Przemówienie Kaczyńskiego streściły agencje ITAR-TASS i Rosbałt. Ta pierwsza wybiła, że wyraził on wdzięczność Rosjanom za każdą łzę, świeczkę i słowo współczucia. Obie agencje odnotowały, że kandyduje on w wyznaczonych na 20 czerwca wyborach prezydenckich w Polsce.
Wystąpienie przywódcy PiS na swoich stronach internetowych zamieściły radio Echo Moskwy i gazeta "Komsomolskaja Prawda". Echo Moskwy wybiło, że "brat-bliźniak poległego prezydenta Polski i przywódca największej w tym kraju partii opozycyjnej" powiedział Rosjanom, iż "nowe stosunki między dwoma krajami można budować tylko na prawdzie, nawet jeśli jest ona gorzka".
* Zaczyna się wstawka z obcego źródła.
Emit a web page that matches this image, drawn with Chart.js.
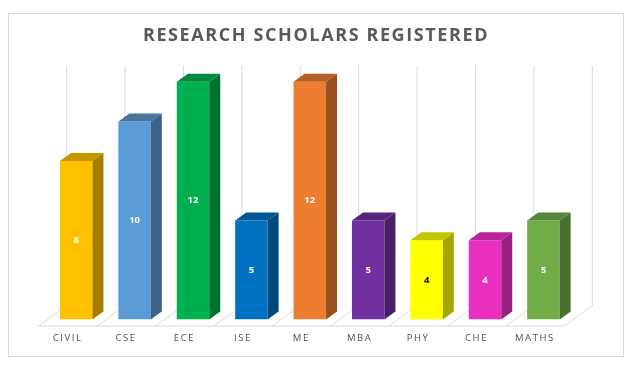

"Polacy pamiętają kule katów z NKWD, jednak pamiętają też, jak w najtrudniejszym czasie Rosjanie wyciągnęli do nich pomocną rękę" - cytuje "Echo Moskwy" słowa Kaczyńskiego, zachęcając do wysłuchania jego przemówienia.
Natomiast "Komsomolskaja Prawda" eksponuje ten fragment wystąpienia, w którym lider PiS przypomniał, że to jego brat, Lech Kaczyński, miał być w niedzielę na placu Czerwonym w Moskwie.